Şimdi bu üç gruba ne söyleyebiliriz? İşlerin bu şekilde yürümediğini nasıl izah edebiliriz? Sadece uluslararası toplumu memnun etmek için Lübnan ordusunun işgalci Siyonist İsrail’in isteklerini tatbik etmekle vazifelenmesini aklı başında olan hiç kimsenin kabul etmeyeceğini nasıl anlatabiliriz?
Açıkça direnişin düşmanlarına şunu söylemek gerekiyor ki İsrail zeval buluncaya dek direnişin bekası kaçınılmaz bir mevzudur; geliştirilmesi ve kuvvetlerinin güçlendirilmesi gerekmektedir.
Bu insanlara; uluslararası güçlere, NATO’ya ya da herhangi bir yabancı güce işgal altında bir ülkeymişiz gibi bize muamelede bulunmalarına müsaade edemeyeceğimizi veya yeryüzünde hiç kimsenin, hiç kuşkusuz Lübnanlıların yarısından fazlasını temsil eden bir kesime böylesi şeyler dayatmaya hakkı olmadığını nasıl izah edebiliriz?
14 aydır Gazze’de olup bitenleri görmemiş gibi ve Uluslararası Mahkeme savcısının Amerikalı bir yetkilinin, bu mahkemelerin Afrika’daki Batı muhaliflerinin takibatını yapmak için kurulduğunu; Amerika’nın İsrail’deki dostlarının takibatını yapmak için kurulmadığını kendisine “açıkladığını” söylediğini duymamış gibi hâlâ bize uluslararası meşruiyetten, uluslararası mahkemelerden, insan hakları örgütlerinden dem vuran birine ne diyebiliriz?
Bir yandan kelle koltukta Lübnan’ın egemenliğini ayaklar altına alan işgalci Siyonist düşman güçleriyle karşı karşıya gelen direnişçilere sövmekten geri durmayan, öte yandan da İsrail’in Lübnan’da işlediği suçları kınamayı reddeden insanlara ne diyebiliriz?

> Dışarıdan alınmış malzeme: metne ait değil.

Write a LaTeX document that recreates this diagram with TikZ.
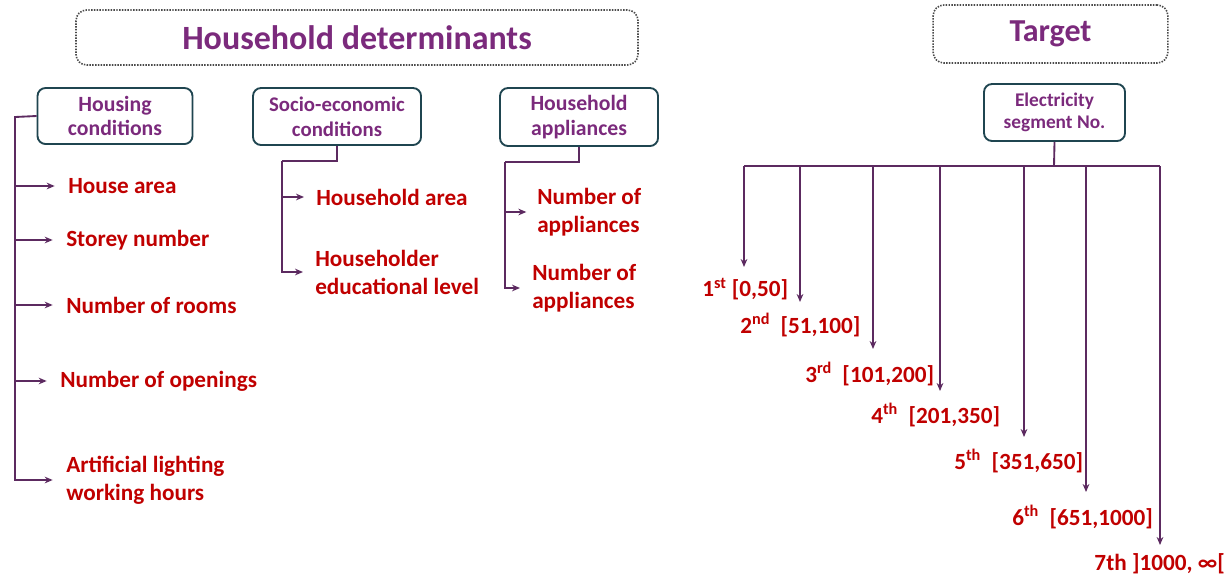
\documentclass[tikz,border=0pt]{standalone}
\usepackage{fontspec}
\setmainfont{Carlito}
\usetikzlibrary{arrows.meta}
\definecolor{tpurple}{HTML}{7B2A7C}
\definecolor{bord}{HTML}{1F4550}
\definecolor{lnc}{HTML}{5C2A60}
\definecolor{tred}{HTML}{C00000}
\definecolor{dotc}{HTML}{4A4A4A}
\begin{document}
\begin{tikzpicture}[x=0.75pt,y=-0.75pt,
  titlebox/.style={draw=dotc, dash pattern=on 1.1pt off 1pt, line width=1.2pt, rounded corners=8pt, text=tpurple, font=\bfseries\fontsize{25.5}{30}\selectfont, inner sep=0},
  catbox/.style={draw=bord, line width=1.4pt, rounded corners=6pt, text=tpurple, align=center, font=\bfseries\fontsize{16.3}{18.5}\selectfont, inner sep=0},
  item/.style={text=tred, font=\bfseries\fontsize{17.4}{21}\selectfont, anchor=west, inner sep=0, align=left},
  seg/.style={text=tred, font=\bfseries\fontsize{17.4}{21}\selectfont, anchor=west, inner sep=0},
  ln/.style={draw=lnc, line width=1.4pt},
  arr/.style={ln, -{Stealth[length=6pt,width=5pt]}}
]
\useasboundingbox (0,0) rectangle (1230,579);

% titles
\node[titlebox, minimum width=421.5pt, minimum height=41.25pt] (hd) at (357,37.5) {Household determinants};
\node[titlebox, minimum width=176pt, minimum height=43.5pt, font=\bfseries\fontsize{24}{28}\selectfont] (tg) at (1050.5,34) {Target};

% category boxes
\node[catbox, minimum width=116.25pt, minimum height=42pt] (hc) at (115,116) {Housing\\conditions};
\node[catbox, minimum width=126pt, minimum height=42.75pt, font=\bfseries\fontsize{15.6}{18.5}\selectfont] (se) at (337,116.5) {Socio-economic\\conditions};
\node[catbox, minimum width=118.5pt, minimum height=43.5pt] (ap) at (579,117) {Household\\appliances};
\node[catbox, minimum width=105.75pt, minimum height=42.75pt, font=\bfseries\fontsize{14.5}{17}\selectfont] (el) at (1054.5,112.5) {Electricity\\segment No.};

% housing items
\node[item] (ha) at (68,186) {House area};
\node[item] (sn) at (66,240) {Storey number};
\node[item] (nr) at (66,305) {Number of rooms};
\node[item] (no) at (60,381) {Number of openings};
\node[item] (al) at (66,480) {Artificial lighting\\working hours};

\coordinate (ht) at (15,117);
\draw[arr, shorten >=10pt] (hc.west) -- (ht) |- (al.west);
\draw[arr, shorten >=10pt] (ht |- ha.west) -- (ha.west);
\draw[arr, shorten >=10pt] (ht |- sn.west) -- (sn.west);
\draw[arr, shorten >=10pt] (ht |- nr.west) -- (nr.west);
\draw[arr, shorten >=10pt] (ht |- no.west) -- (no.west);

% socio-economic items
\node[item] (har) at (316,197) {Household area};
\node[item] (hel) at (315,272) {Householder\\educational level};
\coordinate (sc) at (282,161);
\draw[ln] (se.south) |- (sc);
\draw[arr, shorten >=9pt] (sc) |- (hel.west);
\draw[arr, shorten >=9pt] (sc |- har.west) -- (har.west);

% appliances items
\node[item] (na1) at (537,212) {Number of\\appliances};
\node[item] (na2) at (532,288) {Number of\\appliances};
\coordinate (ac) at (505,162);
\draw[ln] (ap.south) |- (ac);
\draw[arr, shorten >=9pt] (ac) |- (na2.west);
\draw[arr, shorten >=8pt] (ac |- na1.west) -- (na1.west);

% electricity segments
\coordinate (bar) at (1054,166);
\coordinate (t1) at (744,267);
\coordinate (t2) at (800,302);
\coordinate (t3) at (873,349);
\coordinate (t4) at (940,391);
\coordinate (t5) at (1024,437);
\coordinate (t6) at (1086,492);
\coordinate (t7) at (1160,545);
\draw[ln] (el.south) -- (bar);
\draw[ln] (t1 |- bar) -- (t7 |- bar);
\foreach \t in {t1,t2,t3,t4,t5,t6,t7}{
  \draw[arr] (\t |- bar) -- (\t);
}
\node[seg] (s1) at (702,289) {1\textsuperscript{st} [0,50]};
\node[seg] (s2) at (740,325) {2\textsuperscript{nd}\ \ [51,100]};
\node[seg] (s3) at (805,374) {3\textsuperscript{rd}\ \ [101,200]};
\node[seg] (s4) at (871,415) {4\textsuperscript{th}\ \ [201,350]};
\node[seg] (s5) at (954,461) {5\textsuperscript{th}\ \ [351,650]};
\node[seg] (s6) at (1012,517) {6\textsuperscript{th}\ \ [651,1000]};
\node[seg, anchor=east] (s7) at (1225,564) {7th ]1000, ∞[};
\end{tikzpicture}
\end{document}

İşler bu kadar açık. Devam eden müzakerelerin sonucunu beklemek, gerçekçi bir bekleyiş. Saldırganlığı durdurmak hakkımız; ölüm makinesini durduracak bir anlaşmaya varılmasına yardımcı olmak ise görevimizdir. Ancak bunun yanında İsrail’in yok edilmesi gereken düşman olarak kaldığını, Filistin’in hepimizin toprağı ve halkının da dünya zorbalarının adaletsizliğinin apaçık örneği olduğunu açıkça söylemek de hakkımız ve görevimizdir. Bugün gençler enkaz altından çıkıyor ve İsrail’in savaş makinasıyla göğüs göğüse çarpışarak kanlarıyla işgale, zulme “hayır” diyor. Evet, bu gençler cesaretin, özgürlüğün, haysiyetin ve insanlığın gerçek örnekleridir.
Evet, biz olaya temelden farklı yaklaşıyoruz. Dolayısıyla Lübnan İslami Direnişi Hizbullah’ın, işgalci Siyonist İsrail’le gerçekleştirdiği bu savaş turunun son bulmasıyla, direnişin yolculuğunun nihayet bulmayacağını; güç unsurlarının yeniden inşa edildiğini ve takviyesinin her daim devam edeceğini sakin bir biçimde ve açıkça söylüyoruz.